Repeat the listing word for word. No pictures belong in the copy.

→ **Data lines**:
[start]
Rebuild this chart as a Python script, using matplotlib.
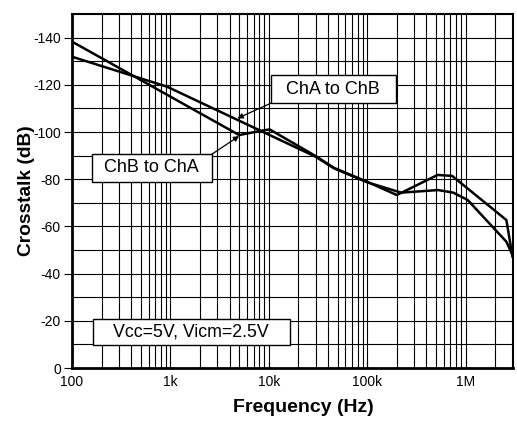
import matplotlib
matplotlib.use("Agg")
import matplotlib.pyplot as plt
from matplotlib.patches import Rectangle
from matplotlib.ticker import FixedLocator, LogLocator, NullFormatter

plt.rcParams['font.family'] = ['Liberation Sans', 'DejaVu Sans']
plt.rcParams['axes.unicode_minus'] = False

# ---- data ----
freq_ab = [100, 925, 30000, 46000, 100000, 222000, 525000, 750000, 1050000, 2600000, 3000000]
xtalk_ab = [-131.9, -119.2, -89.5, -84.6, -78.7, -74.3, -75.4, -74.3, -71.2, -53.5, -47.9]

freq_ba = [100, 5000, 8300, 10200, 30000, 46000, 100000, 200000, 520000, 730000, 2600000, 3000000]
xtalk_ba = [-138.3, -98.7, -100.5, -101.1, -89.8, -84.8, -78.9, -73.3, -81.8, -81.4, -62.7, -47.2]

xticks = [100, 1e3, 1e4, 1e5, 1e6]
xtick_labels = ["100", "1k", "10k", "100k", "1M"]
yticks = [0, -20, -40, -60, -80, -100, -120, -140]
ytick_labels = ["0", "-20", "-40", "-60", "-80", "-100", "-120", "-140"]

W, H = 517, 422
fig = plt.figure(figsize=(W / 100, H / 100), dpi=100)
L, R, T, B = 72, 512.5, 14, 368
ax = fig.add_axes([L / W, 1 - B / H, (R - L) / W, (B - T) / H])

ax.set_xscale('log')
ax.set_xlim(100, 3e6)
ax.set_ylim(0, -150)

ax.xaxis.set_major_locator(FixedLocator(xticks))
ax.set_xticklabels(xtick_labels)
ax.xaxis.set_minor_locator(LogLocator(base=10, subs=range(2, 10), numticks=50))
ax.xaxis.set_minor_formatter(NullFormatter())
ax.yaxis.set_major_locator(FixedLocator(yticks))
ax.set_yticklabels(ytick_labels)
ax.yaxis.set_minor_locator(FixedLocator([-10, -30, -50, -70, -90, -110, -130]))

ax.grid(True, which='both', color='black', linewidth=0.8)
ax.set_axisbelow(True)

ax.tick_params(axis='both', which='major', labelsize=10, colors='black')
ax.tick_params(axis='x', which='both', direction='in', length=5)
ax.tick_params(axis='x', which='major', pad=5)
ax.tick_params(axis='y', which='major', direction='out', length=6, pad=2)
ax.tick_params(axis='y', which='minor', direction='in', length=5)

for s in ['left', 'bottom']:
    ax.spines[s].set_linewidth(2.0)
for s in ['top', 'right']:
    ax.spines[s].set_linewidth(1.5)

ax.plot(freq_ab, xtalk_ab, color='black', linewidth=1.8, zorder=3)
ax.plot(freq_ba, xtalk_ba, color='black', linewidth=1.8, zorder=3)

ax.set_xlabel("Frequency (Hz)", fontsize=14, fontweight='bold')
ax.set_ylabel("Crosstalk (dB)", fontsize=13.8, fontweight='bold')
ax.xaxis.set_label_coords(0.525, -0.087)
ax.yaxis.set_label_coords(-0.084, 0.5)


def fx(x):
    return (x - L) / (R - L)


def fy(y):
    return (B - y) / (B - T)


def box(x0, y0, x1, y1, text, size=13):
    ax.add_patch(Rectangle((fx(x0), fy(y1)), fx(x1) - fx(x0), fy(y0) - fy(y1),
                           transform=ax.transAxes, facecolor='white',
                           edgecolor='black', linewidth=1.0, zorder=5))
    ax.text((fx(x0) + fx(x1)) / 2, (fy(y0) + fy(y1)) / 2, text,
            transform=ax.transAxes, ha='center', va='center',
            fontsize=size, zorder=6)


box(270.7, 75, 395.7, 103.3, "ChA to ChB", 13)
box(92, 154.3, 211.7, 181.7, "ChB to ChA", 13)
box(92.5, 319.3, 290, 345, "Vcc=5V, Vicm=2.5V", 12.8)

arrow = dict(arrowstyle='-|>', color='black', linewidth=0.9, mutation_scale=8,
             shrinkA=0, shrinkB=0)
ax.annotate("", xy=(4800, -105.8), xycoords='data',
            xytext=(fx(270.7), fy(103.3)), textcoords='axes fraction',
            arrowprops=arrow, zorder=6)
ax.annotate("", xy=(5000, -98.3), xycoords='data',
            xytext=(fx(211.7), fy(154.3)), textcoords='axes fraction',
            arrowprops=arrow, zorder=6)

fig.savefig("out.png", dpi=100)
[end]
→ **Result of the task**:
Rebuild this chart as a Python script, using matplotlib.
import matplotlib
matplotlib.use("Agg")
import matplotlib.pyplot as plt
from matplotlib.patches import Rectangle
from matplotlib.ticker import FixedLocator, LogLocator, NullFormatter

plt.rcParams['font.family'] = ['Liberation Sans', 'DejaVu Sans']
plt.rcParams['axes.unicode_minus'] = False

# ---- data ----
freq_ab = [100, 925, 30000, 46000, 100000, 222000, 525000, 750000, 1050000, 2600000, 3000000]
xtalk_ab = [-131.9, -119.2, -89.5, -84.6, -78.7, -74.3, -75.4, -74.3, -71.2, -53.5, -47.9]

freq_ba = [100, 5000, 8300, 10200, 30000, 46000, 100000, 200000, 520000, 730000, 2600000, 3000000]
xtalk_ba = [-138.3, -98.7, -100.5, -101.1, -89.8, -84.8, -78.9, -73.3, -81.8, -81.4, -62.7, -47.2]

xticks = [100, 1e3, 1e4, 1e5, 1e6]
xtick_labels = ["100", "1k", "10k", "100k", "1M"]
yticks = [0, -20, -40, -60, -80, -100, -120, -140]
ytick_labels = ["0", "-20", "-40", "-60", "-80", "-100", "-120", "-140"]

W, H = 517, 422
fig = plt.figure(figsize=(W / 100, H / 100), dpi=100)
L, R, T, B = 72, 512.5, 14, 368
ax = fig.add_axes([L / W, 1 - B / H, (R - L) / W, (B - T) / H])

ax.set_xscale('log')
ax.set_xlim(100, 3e6)
ax.set_ylim(0, -150)

ax.xaxis.set_major_locator(FixedLocator(xticks))
ax.set_xticklabels(xtick_labels)
ax.xaxis.set_minor_locator(LogLocator(base=10, subs=range(2, 10), numticks=50))
ax.xaxis.set_minor_formatter(NullFormatter())
ax.yaxis.set_major_locator(FixedLocator(yticks))
ax.set_yticklabels(ytick_labels)
ax.yaxis.set_minor_locator(FixedLocator([-10, -30, -50, -70, -90, -110, -130]))

ax.grid(True, which='both', color='black', linewidth=0.8)
ax.set_axisbelow(True)

ax.tick_params(axis='both', which='major', labelsize=10, colors='black')
ax.tick_params(axis='x', which='both', direction='in', length=5)
ax.tick_params(axis='x', which='major', pad=5)
ax.tick_params(axis='y', which='major', direction='out', length=6, pad=2)
ax.tick_params(axis='y', which='minor', direction='in', length=5)

for s in ['left', 'bottom']:
    ax.spines[s].set_linewidth(2.0)
for s in ['top', 'right']:
    ax.spines[s].set_linewidth(1.5)

ax.plot(freq_ab, xtalk_ab, color='black', linewidth=1.8, zorder=3)
ax.plot(freq_ba, xtalk_ba, color='black', linewidth=1.8, zorder=3)

ax.set_xlabel("Frequency (Hz)", fontsize=14, fontweight='bold')
ax.set_ylabel("Crosstalk (dB)", fontsize=13.8, fontweight='bold')
ax.xaxis.set_label_coords(0.525, -0.087)
ax.yaxis.set_label_coords(-0.084, 0.5)


def fx(x):
    return (x - L) / (R - L)


def fy(y):
    return (B - y) / (B - T)


def box(x0, y0, x1, y1, text, size=13):
    ax.add_patch(Rectangle((fx(x0), fy(y1)), fx(x1) - fx(x0), fy(y0) - fy(y1),
                           transform=ax.transAxes, facecolor='white',
                           edgecolor='black', linewidth=1.0, zorder=5))
    ax.text((fx(x0) + fx(x1)) / 2, (fy(y0) + fy(y1)) / 2, text,
            transform=ax.transAxes, ha='center', va='center',
            fontsize=size, zorder=6)


box(270.7, 75, 395.7, 103.3, "ChA to ChB", 13)
box(92, 154.3, 211.7, 181.7, "ChB to ChA", 13)
box(92.5, 319.3, 290, 345, "Vcc=5V, Vicm=2.5V", 12.8)

arrow = dict(arrowstyle='-|>', color='black', linewidth=0.9, mutation_scale=8,
             shrinkA=0, shrinkB=0)
ax.annotate("", xy=(4800, -105.8), xycoords='data',
            xytext=(fx(270.7), fy(103.3)), textcoords='axes fraction',
            arrowprops=arrow, zorder=6)
ax.annotate("", xy=(5000, -98.3), xycoords='data',
            xytext=(fx(211.7), fy(154.3)), textcoords='axes fraction',
            arrowprops=arrow, zorder=6)

fig.savefig("out.png", dpi=100)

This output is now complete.